The Booth of David
In the sermon I gave on Sunday, July 29 I highlighted the temporariness of the Booth of David and also stated that the Booth of David is Christ. This may have led some to think of Christ as being temporary. Those who know me know that I would never say such a thing. Let me explain one more time.
If you recall, during the Feast of Booths Israel was to live in booths for 7 days so that people would know that the LORD commanded them to live in booths when they left Egypt (Lev. 23). The importance of the booth is that it was a temporary structure, the significance being that they were not to settle down until they got to the Promised Land. They were a people on the move. The Israelites would have understood the booth imagery. The significance was not in the temporariness of the booth, but in the fact that the situation they were in when they were called out of Egypt was temporary. They were on the move to the Promised Land where they were to settle.
The house of David had fallen into disrepair. The Israelites no longer reflected Davidic ideals. They were no longer a people, who like David, were a people after God's own heart. Yet, God would re-establish his promise to deliver Israel through one who would come from the Davidic line. This we understand to be Christ.
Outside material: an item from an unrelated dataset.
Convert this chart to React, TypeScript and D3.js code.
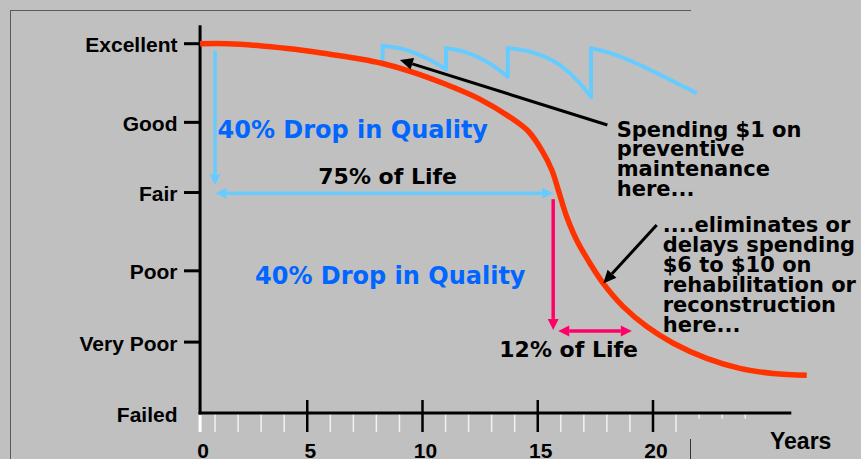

And so in Amos, Christ is the restored booth of David. Some would like to say that the restored booth of David is restored as a house or a temple signifying that which is permanent and secure. While the blessings that are ours in Christ are permanent and secure, to do this is to do an end run around the message to the people of Israel…. and to us. The Israelites mentioned in Amos had settled for the things of this world. They didn't have any taste for coming judgment or for the things of God. Instead they were busy satisfying their worldly lusts, often on the backs of the poor. They were busy building security in this world with little thought of God.
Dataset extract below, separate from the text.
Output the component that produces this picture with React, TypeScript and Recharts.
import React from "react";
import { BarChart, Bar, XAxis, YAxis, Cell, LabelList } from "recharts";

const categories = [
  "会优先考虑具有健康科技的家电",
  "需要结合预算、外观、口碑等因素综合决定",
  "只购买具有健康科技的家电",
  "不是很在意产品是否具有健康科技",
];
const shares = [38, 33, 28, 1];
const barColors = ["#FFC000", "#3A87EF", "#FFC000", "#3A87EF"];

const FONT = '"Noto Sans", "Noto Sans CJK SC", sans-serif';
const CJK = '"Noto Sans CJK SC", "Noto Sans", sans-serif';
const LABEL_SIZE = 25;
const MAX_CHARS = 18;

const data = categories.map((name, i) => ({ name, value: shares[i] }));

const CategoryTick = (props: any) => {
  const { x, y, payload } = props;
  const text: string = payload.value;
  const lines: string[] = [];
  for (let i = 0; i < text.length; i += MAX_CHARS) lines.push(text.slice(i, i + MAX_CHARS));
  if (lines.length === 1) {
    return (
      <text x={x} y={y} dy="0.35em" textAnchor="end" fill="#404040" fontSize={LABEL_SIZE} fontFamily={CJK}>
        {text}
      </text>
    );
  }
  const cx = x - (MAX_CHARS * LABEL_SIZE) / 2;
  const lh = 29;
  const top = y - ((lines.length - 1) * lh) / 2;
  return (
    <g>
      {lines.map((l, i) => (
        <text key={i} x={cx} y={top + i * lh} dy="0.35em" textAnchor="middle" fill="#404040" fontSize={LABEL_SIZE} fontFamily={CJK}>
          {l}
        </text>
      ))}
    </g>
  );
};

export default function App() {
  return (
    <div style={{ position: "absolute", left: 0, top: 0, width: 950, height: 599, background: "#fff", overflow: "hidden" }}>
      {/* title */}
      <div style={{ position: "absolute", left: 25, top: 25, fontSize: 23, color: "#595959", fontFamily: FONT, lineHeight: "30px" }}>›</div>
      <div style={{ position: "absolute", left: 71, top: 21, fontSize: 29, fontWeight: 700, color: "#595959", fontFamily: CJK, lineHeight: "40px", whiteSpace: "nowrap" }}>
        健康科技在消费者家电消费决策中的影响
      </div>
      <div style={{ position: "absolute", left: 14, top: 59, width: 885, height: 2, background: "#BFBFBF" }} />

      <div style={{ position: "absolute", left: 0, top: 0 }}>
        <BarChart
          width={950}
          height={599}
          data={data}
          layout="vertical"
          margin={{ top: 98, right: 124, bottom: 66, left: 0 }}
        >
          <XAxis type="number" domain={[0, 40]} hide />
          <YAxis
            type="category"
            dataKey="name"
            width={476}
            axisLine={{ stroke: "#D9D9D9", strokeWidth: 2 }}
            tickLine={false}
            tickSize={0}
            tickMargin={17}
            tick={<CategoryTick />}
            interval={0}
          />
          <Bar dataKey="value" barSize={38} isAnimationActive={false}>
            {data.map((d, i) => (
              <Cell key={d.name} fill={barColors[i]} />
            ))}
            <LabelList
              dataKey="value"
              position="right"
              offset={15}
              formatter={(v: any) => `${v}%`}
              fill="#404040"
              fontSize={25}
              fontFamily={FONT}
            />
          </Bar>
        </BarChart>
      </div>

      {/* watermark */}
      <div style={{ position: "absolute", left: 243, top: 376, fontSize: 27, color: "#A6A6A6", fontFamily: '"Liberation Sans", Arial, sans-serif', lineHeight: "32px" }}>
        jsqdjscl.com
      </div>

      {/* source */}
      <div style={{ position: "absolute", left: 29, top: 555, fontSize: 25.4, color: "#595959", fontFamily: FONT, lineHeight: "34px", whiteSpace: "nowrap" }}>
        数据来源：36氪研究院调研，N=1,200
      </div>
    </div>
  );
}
Jesus is the booth of David, but we need to retain the temporariness associated with the booth as understood in the Feast of Booths (Lev. 23). The temporariness of the booth imagery should not suggest to us that Jesus is temporary. To be sure, this booth is a place of permanence. Jesus is not a means to an end. He is the end. He will be all our joy and delight in heaven – the ultimate Promised Land. The booth imagery, though, should remind us that we are on a journey to that land and that this world is not our home, just as the Israelites were on a journey to the Promised Land when they were brought out of Egypt. We are not to settle here. We find shelter in Christ even while we live in this fallen world, but we are a people on the move to a better land where the booth of Christ will be transformed into a home. As Pastor Terry mentioned, it is the principle of the now and not yet. What we are assured of now, will one day be fully realized.
In the meantime, let us understand the temporariness of the booth which is a shelter for people on a journey, a people on the move. It is a beautiful image. Let us appreciate the booth imagery as we travel as strangers in this world.